━━━━━ Recorded information

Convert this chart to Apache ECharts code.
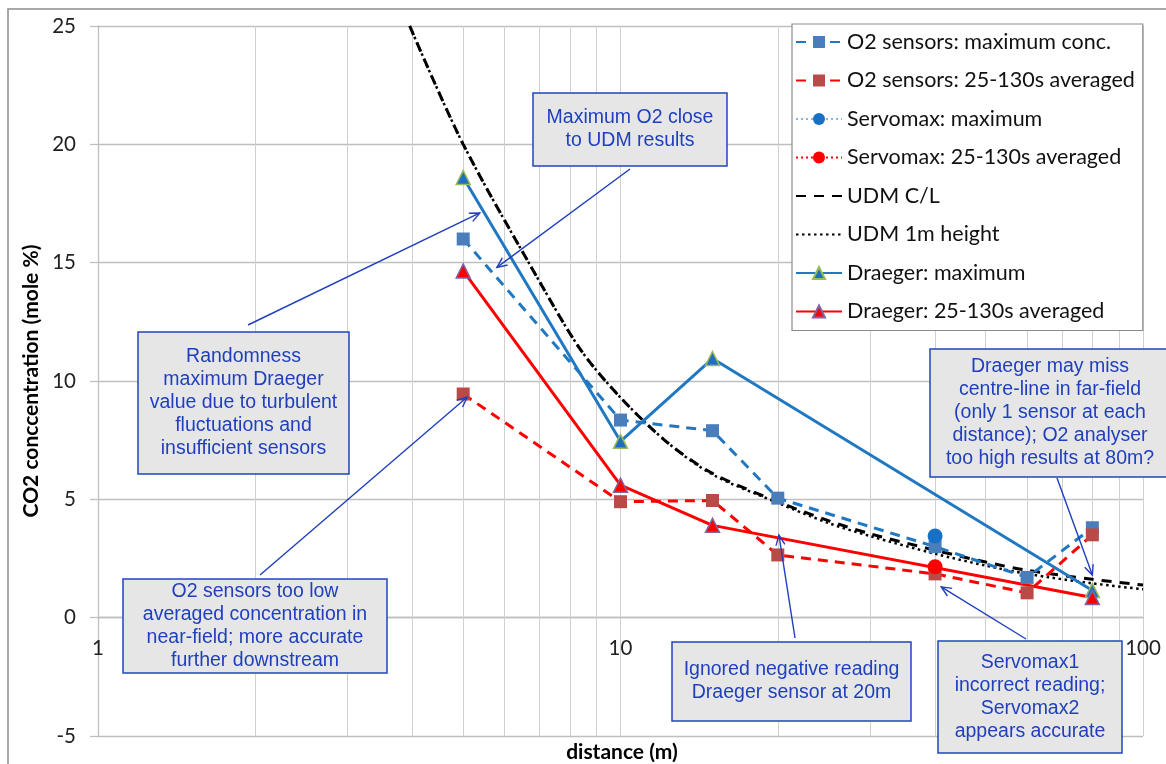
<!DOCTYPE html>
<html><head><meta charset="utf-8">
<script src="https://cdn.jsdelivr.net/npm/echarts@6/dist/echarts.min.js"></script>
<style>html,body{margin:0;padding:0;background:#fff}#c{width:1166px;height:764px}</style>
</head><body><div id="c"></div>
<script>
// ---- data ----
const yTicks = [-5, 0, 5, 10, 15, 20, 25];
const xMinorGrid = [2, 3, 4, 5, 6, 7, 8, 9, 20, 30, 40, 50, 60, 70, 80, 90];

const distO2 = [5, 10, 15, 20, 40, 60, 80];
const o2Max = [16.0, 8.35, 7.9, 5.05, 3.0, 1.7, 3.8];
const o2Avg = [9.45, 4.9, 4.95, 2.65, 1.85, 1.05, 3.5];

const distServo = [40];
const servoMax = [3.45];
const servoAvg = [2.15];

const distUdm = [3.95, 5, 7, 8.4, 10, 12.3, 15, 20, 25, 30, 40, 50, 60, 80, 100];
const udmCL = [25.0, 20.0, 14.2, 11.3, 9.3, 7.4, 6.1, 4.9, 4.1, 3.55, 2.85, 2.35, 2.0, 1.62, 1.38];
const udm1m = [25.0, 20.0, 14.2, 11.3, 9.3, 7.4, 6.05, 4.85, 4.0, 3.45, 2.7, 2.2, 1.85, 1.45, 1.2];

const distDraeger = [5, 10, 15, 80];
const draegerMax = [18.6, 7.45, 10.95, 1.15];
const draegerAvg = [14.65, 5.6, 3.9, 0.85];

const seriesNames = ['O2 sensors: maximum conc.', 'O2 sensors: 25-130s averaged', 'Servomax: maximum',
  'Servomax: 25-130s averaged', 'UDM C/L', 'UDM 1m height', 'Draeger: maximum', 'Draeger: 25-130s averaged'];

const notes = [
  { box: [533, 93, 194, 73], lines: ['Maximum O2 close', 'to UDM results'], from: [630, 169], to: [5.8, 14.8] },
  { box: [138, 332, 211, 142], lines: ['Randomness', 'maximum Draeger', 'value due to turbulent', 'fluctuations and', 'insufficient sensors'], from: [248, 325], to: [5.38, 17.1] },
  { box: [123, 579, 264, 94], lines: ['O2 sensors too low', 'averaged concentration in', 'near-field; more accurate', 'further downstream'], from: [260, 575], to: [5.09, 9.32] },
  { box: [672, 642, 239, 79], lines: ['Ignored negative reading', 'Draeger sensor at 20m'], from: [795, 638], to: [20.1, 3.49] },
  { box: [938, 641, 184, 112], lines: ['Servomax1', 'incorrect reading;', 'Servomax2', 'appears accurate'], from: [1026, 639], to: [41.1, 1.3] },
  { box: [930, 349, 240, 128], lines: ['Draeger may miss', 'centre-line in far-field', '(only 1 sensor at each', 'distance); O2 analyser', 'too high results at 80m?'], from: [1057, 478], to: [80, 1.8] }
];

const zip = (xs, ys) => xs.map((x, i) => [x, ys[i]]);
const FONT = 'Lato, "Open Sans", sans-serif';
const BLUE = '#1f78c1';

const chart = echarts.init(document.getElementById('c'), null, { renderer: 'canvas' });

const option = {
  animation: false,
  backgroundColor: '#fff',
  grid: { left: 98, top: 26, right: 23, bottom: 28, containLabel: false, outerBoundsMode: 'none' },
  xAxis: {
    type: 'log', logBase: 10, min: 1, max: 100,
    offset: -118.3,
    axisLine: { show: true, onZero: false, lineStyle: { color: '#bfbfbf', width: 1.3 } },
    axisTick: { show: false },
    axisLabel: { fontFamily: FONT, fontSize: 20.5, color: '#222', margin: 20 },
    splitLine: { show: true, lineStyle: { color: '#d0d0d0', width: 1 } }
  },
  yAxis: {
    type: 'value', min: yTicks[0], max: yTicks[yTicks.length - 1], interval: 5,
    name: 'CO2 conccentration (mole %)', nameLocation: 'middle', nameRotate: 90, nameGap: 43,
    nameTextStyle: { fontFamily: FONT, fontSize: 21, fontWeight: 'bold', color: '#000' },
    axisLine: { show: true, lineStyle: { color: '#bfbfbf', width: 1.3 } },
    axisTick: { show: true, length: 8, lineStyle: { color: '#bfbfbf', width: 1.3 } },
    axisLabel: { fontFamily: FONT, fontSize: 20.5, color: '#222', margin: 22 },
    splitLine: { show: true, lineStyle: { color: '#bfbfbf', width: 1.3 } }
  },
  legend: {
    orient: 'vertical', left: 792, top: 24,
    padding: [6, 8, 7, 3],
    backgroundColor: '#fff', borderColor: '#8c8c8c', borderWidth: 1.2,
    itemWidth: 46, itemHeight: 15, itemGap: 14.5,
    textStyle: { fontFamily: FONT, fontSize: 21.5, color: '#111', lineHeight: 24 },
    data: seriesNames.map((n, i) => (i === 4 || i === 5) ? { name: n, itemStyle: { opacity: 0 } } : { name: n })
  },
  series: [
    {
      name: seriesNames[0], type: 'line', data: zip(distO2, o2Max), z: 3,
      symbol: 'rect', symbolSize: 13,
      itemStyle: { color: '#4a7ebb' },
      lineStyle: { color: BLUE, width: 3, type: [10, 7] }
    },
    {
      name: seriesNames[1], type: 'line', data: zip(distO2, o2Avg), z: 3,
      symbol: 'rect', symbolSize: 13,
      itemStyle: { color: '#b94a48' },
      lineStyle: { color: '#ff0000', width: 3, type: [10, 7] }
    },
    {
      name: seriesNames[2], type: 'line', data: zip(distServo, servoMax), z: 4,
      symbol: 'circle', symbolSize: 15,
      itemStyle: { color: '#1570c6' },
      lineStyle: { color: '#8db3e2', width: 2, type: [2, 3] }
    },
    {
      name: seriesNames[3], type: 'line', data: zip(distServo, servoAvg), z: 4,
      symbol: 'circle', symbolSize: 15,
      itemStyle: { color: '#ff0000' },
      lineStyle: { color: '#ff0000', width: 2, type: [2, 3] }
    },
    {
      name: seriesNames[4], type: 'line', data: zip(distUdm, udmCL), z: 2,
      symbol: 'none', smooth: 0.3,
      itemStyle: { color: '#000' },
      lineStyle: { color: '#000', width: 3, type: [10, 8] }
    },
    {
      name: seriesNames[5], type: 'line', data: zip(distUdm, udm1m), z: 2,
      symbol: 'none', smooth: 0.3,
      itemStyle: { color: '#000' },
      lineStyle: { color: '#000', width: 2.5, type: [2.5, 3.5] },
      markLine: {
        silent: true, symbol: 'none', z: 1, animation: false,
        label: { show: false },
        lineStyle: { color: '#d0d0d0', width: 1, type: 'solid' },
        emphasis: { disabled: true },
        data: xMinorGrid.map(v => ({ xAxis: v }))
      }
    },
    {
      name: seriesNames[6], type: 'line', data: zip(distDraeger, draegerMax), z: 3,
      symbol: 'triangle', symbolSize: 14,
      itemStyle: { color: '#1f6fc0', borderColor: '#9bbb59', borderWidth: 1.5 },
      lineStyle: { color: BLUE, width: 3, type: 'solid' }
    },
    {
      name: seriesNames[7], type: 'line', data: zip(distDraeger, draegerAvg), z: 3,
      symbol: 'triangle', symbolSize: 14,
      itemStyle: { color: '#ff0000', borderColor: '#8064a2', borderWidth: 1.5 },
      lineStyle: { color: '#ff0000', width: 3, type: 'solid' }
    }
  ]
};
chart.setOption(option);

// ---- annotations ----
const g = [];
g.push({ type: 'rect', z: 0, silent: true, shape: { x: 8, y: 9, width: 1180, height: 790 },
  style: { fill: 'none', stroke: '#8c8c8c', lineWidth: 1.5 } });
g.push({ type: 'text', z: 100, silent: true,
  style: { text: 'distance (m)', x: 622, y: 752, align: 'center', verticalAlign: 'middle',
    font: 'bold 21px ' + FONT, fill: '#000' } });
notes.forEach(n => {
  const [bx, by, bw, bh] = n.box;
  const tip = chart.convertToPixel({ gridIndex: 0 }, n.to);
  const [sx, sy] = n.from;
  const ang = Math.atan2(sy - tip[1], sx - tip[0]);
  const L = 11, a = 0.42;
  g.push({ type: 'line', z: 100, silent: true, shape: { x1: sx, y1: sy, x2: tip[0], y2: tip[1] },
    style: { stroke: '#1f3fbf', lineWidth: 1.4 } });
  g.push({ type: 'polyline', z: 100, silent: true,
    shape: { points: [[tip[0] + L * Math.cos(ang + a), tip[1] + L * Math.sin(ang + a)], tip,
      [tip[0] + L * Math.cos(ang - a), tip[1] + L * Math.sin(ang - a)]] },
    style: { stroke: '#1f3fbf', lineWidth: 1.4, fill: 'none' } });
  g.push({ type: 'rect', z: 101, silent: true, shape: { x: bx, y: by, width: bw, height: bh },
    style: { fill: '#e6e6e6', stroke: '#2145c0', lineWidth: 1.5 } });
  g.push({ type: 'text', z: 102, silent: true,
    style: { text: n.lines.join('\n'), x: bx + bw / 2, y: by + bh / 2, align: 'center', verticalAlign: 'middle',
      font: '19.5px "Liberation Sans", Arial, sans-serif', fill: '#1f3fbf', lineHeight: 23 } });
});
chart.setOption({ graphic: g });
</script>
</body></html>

━━━━━━━━━━

Repeat the lines above, starting at the first and stopping after the line that holds "maximum', 'Draeger: 25-130s averaged'];", with the pictures left out.

Convert this chart to Apache ECharts code.
<!DOCTYPE html>
<html><head><meta charset="utf-8">
<script src="https://cdn.jsdelivr.net/npm/echarts@6/dist/echarts.min.js"></script>
<style>html,body{margin:0;padding:0;background:#fff}#c{width:1166px;height:764px}</style>
</head><body><div id="c"></div>
<script>
// ---- data ----
const yTicks = [-5, 0, 5, 10, 15, 20, 25];
const xMinorGrid = [2, 3, 4, 5, 6, 7, 8, 9, 20, 30, 40, 50, 60, 70, 80, 90];

const distO2 = [5, 10, 15, 20, 40, 60, 80];
const o2Max = [16.0, 8.35, 7.9, 5.05, 3.0, 1.7, 3.8];
const o2Avg = [9.45, 4.9, 4.95, 2.65, 1.85, 1.05, 3.5];

const distServo = [40];
const servoMax = [3.45];
const servoAvg = [2.15];

const distUdm = [3.95, 5, 7, 8.4, 10, 12.3, 15, 20, 25, 30, 40, 50, 60, 80, 100];
const udmCL = [25.0, 20.0, 14.2, 11.3, 9.3, 7.4, 6.1, 4.9, 4.1, 3.55, 2.85, 2.35, 2.0, 1.62, 1.38];
const udm1m = [25.0, 20.0, 14.2, 11.3, 9.3, 7.4, 6.05, 4.85, 4.0, 3.45, 2.7, 2.2, 1.85, 1.45, 1.2];

const distDraeger = [5, 10, 15, 80];
const draegerMax = [18.6, 7.45, 10.95, 1.15];
const draegerAvg = [14.65, 5.6, 3.9, 0.85];

const seriesNames = ['O2 sensors: maximum conc.', 'O2 sensors: 25-130s averaged', 'Servomax: maximum',
  'Servomax: 25-130s averaged', 'UDM C/L', 'UDM 1m height', 'Draeger: maximum', 'Draeger: 25-130s averaged'];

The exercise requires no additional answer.